§ Exercise task
Copy, from the entries below, each line in which the string "diagram" appears.

[Rows from a dataset of charts and code]
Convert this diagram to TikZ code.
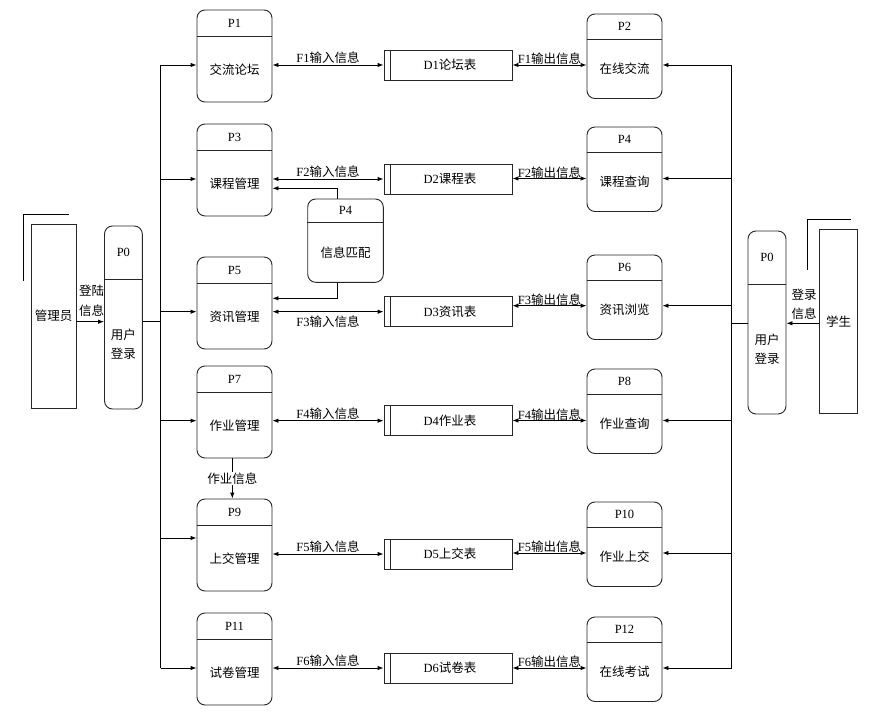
\documentclass[tikz,border=0pt]{standalone}
\usepackage{fontspec}
\setmainfont{Liberation Serif}
\newfontfamily\cjk{Noto Sans CJK SC}
\usetikzlibrary{arrows.meta,calc}
\newcommand\mkproc[8]{%
  \node[procbox, minimum width=#4pt, minimum height=#5pt] (#1) at (#2, #3+#5/2) {};
  \draw[boxline] ($(#1.north west)+(0,#6)$) -- ($(#1.north east)+(0,#6)$);
  \node[txt] (#1t) at ($(#1.north)+(0,#6/2)$) {#7};
  \node[zh] (#1b) at ($(#1.center)+(0,#6/2)$) {#8};
}
\newcommand\mkstore[3]{%
  \node[storebox] (#1) at (448,#2) {};
  \draw[boxline] ($(#1.north west)+(7,0)$) -- ($(#1.south west)+(7,0)$);
  \node[txt] (#1t) at ($(#1.center)+(2,0)$) {#3};
}
\begin{document}
\begin{tikzpicture}[x=1pt,y=-1pt,
  line width=0.9pt,
  txt/.style={font=\fontsize{12.5}{19}\selectfont, inner sep=1pt},
  zh/.style={font=\fontsize{12.5}{19}\selectfont\cjk, align=center, inner sep=1pt},
  arr/.style={-{Latex[length=6pt,width=4.5pt]}},
  barr/.style={{Latex[length=6pt,width=4.5pt]}-{Latex[length=6pt,width=4.5pt]}},
  boxline/.style={draw=black!85},
  procbox/.style={draw=black!85, rounded corners=8pt, inner sep=0pt},
  storebox/.style={draw=black!85, minimum width=128pt, minimum height=30pt, inner sep=0pt},
  entbox/.style={draw=black!85, inner sep=0pt},
  lbl/.style={font=\fontsize{12.5}{19}\selectfont, inner sep=1pt}
]
\useasboundingbox (0,0) rectangle (879,725);

% external entities
\node[entbox, minimum width=45pt, minimum height=184pt] (admin) at (53.5,316) {};
\node[zh] (admint) at (admin.center) {管理员};
\draw (23,281) -- (23,214) -- (69,214);
\node[entbox, minimum width=38.4pt, minimum height=184pt] (stu) at (838.5,321.3) {};
\node[zh] (stut) at (stu.center) {学生};
\draw (807.3,270) -- (807.3,219) -- (851,219);

% login processes
\mkproc{P0L}{123.4}{226}{37.8}{183}{54}{P0}{用户\\登录}
\mkproc{P0R}{767}{231}{38}{183}{54}{P0}{用户\\登录}

% left processes
\mkproc{P1}{234.5}{10}{75}{92}{27}{P1}{交流论坛}
\mkproc{P3}{234.5}{124}{75}{92}{27}{P3}{课程管理}
\mkproc{P5}{234.5}{257}{75}{92}{27}{P5}{资讯管理}
\mkproc{P7}{234.5}{366}{75}{92}{27}{P7}{作业管理}
\mkproc{P9}{234.5}{499}{75}{92}{27}{P9}{上交管理}
\mkproc{P11}{234.5}{613}{75}{92}{27}{P11}{试卷管理}

% right processes
\mkproc{P2}{624.5}{14}{75}{84.5}{25.5}{P2}{在线交流}
\mkproc{P4}{624.5}{127}{75}{84.5}{25.5}{P4}{课程查询}
\mkproc{P6}{624.5}{255}{75}{84.5}{25.5}{P6}{资讯浏览}
\mkproc{P8}{624.5}{369}{75}{84.5}{25.5}{P8}{作业查询}
\mkproc{P10}{624.5}{502}{75}{84.5}{25.5}{P10}{作业上交}
\mkproc{P12}{624.5}{617}{75}{84.5}{25.5}{P12}{在线考试}

% matching process
\mkproc{PM}{345.5}{199}{75.6}{83.3}{23.7}{P4}{信息匹配}

% data stores
\mkstore{D1}{65}{D1{\cjk 论坛表}}
\mkstore{D2}{179}{D2{\cjk 课程表}}
\mkstore{D3}{311.7}{D3{\cjk 资讯表}}
\mkstore{D4}{420.7}{D4{\cjk 作业表}}
\mkstore{D5}{554}{D5{\cjk 上交表}}
\mkstore{D6}{668}{D6{\cjk 试卷表}}

% login flows
\coordinate (la) at (0,321.7);
\draw[arr] (admin.east |- la) -- (P0L.west |- la);
\node[zh, align=center, font=\fontsize{12.5}{20}\selectfont\cjk] (la-t) at (91.5,301) {登陆\\信息};
\coordinate (ls) at (0,323.3);
\draw[arr] (stu.west |- ls) -- (P0R.east |- ls);
\node[zh, align=center, font=\fontsize{12.5}{19}\selectfont\cjk] (ls-t) at (804,304) {登录\\信息};

% left trunk
\coordinate (lt0) at (160.7,321);
\coordinate (lt1) at (160.7,65);
\coordinate (lt2) at (160.7,179);
\coordinate (lt3) at (160.7,311.7);
\coordinate (lt4) at (160.7,420.7);
\coordinate (lt5) at (160.7,538);
\coordinate (lt6) at (160.7,668);
\draw (P0L.east |- lt0) -- (lt0);
\draw (lt1) -- (lt6);
\foreach \c/\p in {lt1/P1,lt2/P3,lt3/P5,lt4/P7,lt5/P9,lt6/P11}
  \draw[arr] (\c) -- (\c -| \p.west);

% right trunk
\coordinate (rt0) at (731.7,323.3);
\coordinate (rt1) at (731.7,65);
\coordinate (rt2) at (731.7,178.5);
\coordinate (rt3) at (731.7,305.7);
\coordinate (rt4) at (731.7,420.5);
\coordinate (rt5) at (731.7,553);
\coordinate (rt6) at (731.7,668);
\draw (P0R.west |- rt0) -- (rt0);
\draw (rt1) -- (rt6);
\foreach \c/\p in {rt1/P2,rt2/P4,rt3/P6,rt4/P8,rt5/P10,rt6/P12}
  \draw[arr] (\c) -- (\c -| \p.east);

% process <-> store flows (input side)
\draw[barr] (P1.east |- D1) -- (D1.west) node[midway, above, lbl] (f1i) {F1{\cjk 输入信息}};
\draw[barr] (P3.east |- D2) -- (D2.west) node[midway, above, lbl] (f2i) {F2{\cjk 输入信息}};
\draw[barr] (P5.east |- D3) -- (D3.west) node[midway, below=3pt, lbl] (f3i) {F3{\cjk 输入信息}};
\draw[barr] (P7.east |- D4) -- (D4.west) node[midway, above, lbl] (f4i) {F4{\cjk 输入信息}};
\draw[barr] (P9.east |- D5) -- (D5.west) node[midway, above, lbl] (f5i) {F5{\cjk 输入信息}};
\draw[barr] (P11.east |- D6) -- (D6.west) node[midway, above, lbl] (f6i) {F6{\cjk 输入信息}};

% store <-> process flows (output side)
\draw[barr] (D1.east |- rt1) -- (P2.west |- rt1) node[midway, above, lbl, inner sep=0pt] (f1o) {F1{\cjk 输出信息}};
\draw[barr] (D2.east |- rt2) -- (P4.west |- rt2) node[midway, above, lbl, inner sep=0pt] (f2o) {F2{\cjk 输出信息}};
\draw[barr] (D3.east |- rt3) -- (P6.west |- rt3) node[midway, above, lbl, inner sep=0pt] (f3o) {F3{\cjk 输出信息}};
\draw[barr] (D4.east |- rt4) -- (P8.west |- rt4) node[midway, above, lbl, inner sep=0pt] (f4o) {F4{\cjk 输出信息}};
\draw[barr] (D5.east |- rt5) -- (P10.west |- rt5) node[midway, above, lbl, inner sep=0pt] (f5o) {F5{\cjk 输出信息}};
\draw[barr] (D6.east |- rt6) -- (P12.west |- rt6) node[midway, above, lbl, inner sep=0pt] (f6o) {F6{\cjk 输出信息}};

% matching process flows
\coordinate (m1) at (337.7,188.3);
\draw[arr] (m1 |- PM.north) -- (m1) -- (m1 -| P3.east);
\coordinate (m2) at (337.7,298.3);
\draw[arr] (m2 |- PM.south) -- (m2) -- (m2 -| P5.east);

% homework flow
\coordinate (hw) at (232.3,0);
\draw[arr] (hw |- P7.south) -- (hw |- P9.north) node[midway, fill=white, zh] (hwt) {作业信息};
\end{tikzpicture}
\end{document}
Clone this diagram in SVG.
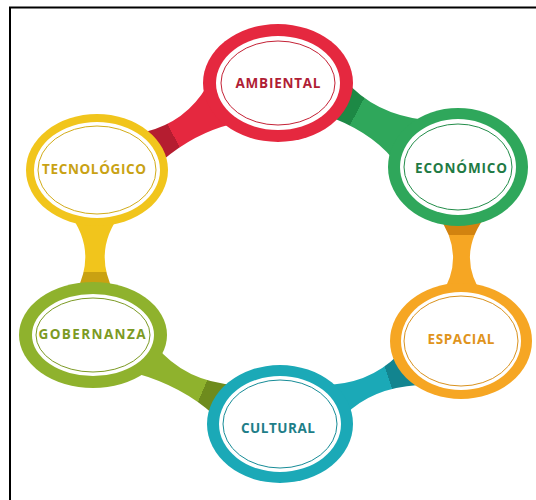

§ Solved problem
Convert this diagram to TikZ code.
Clone this diagram in SVG.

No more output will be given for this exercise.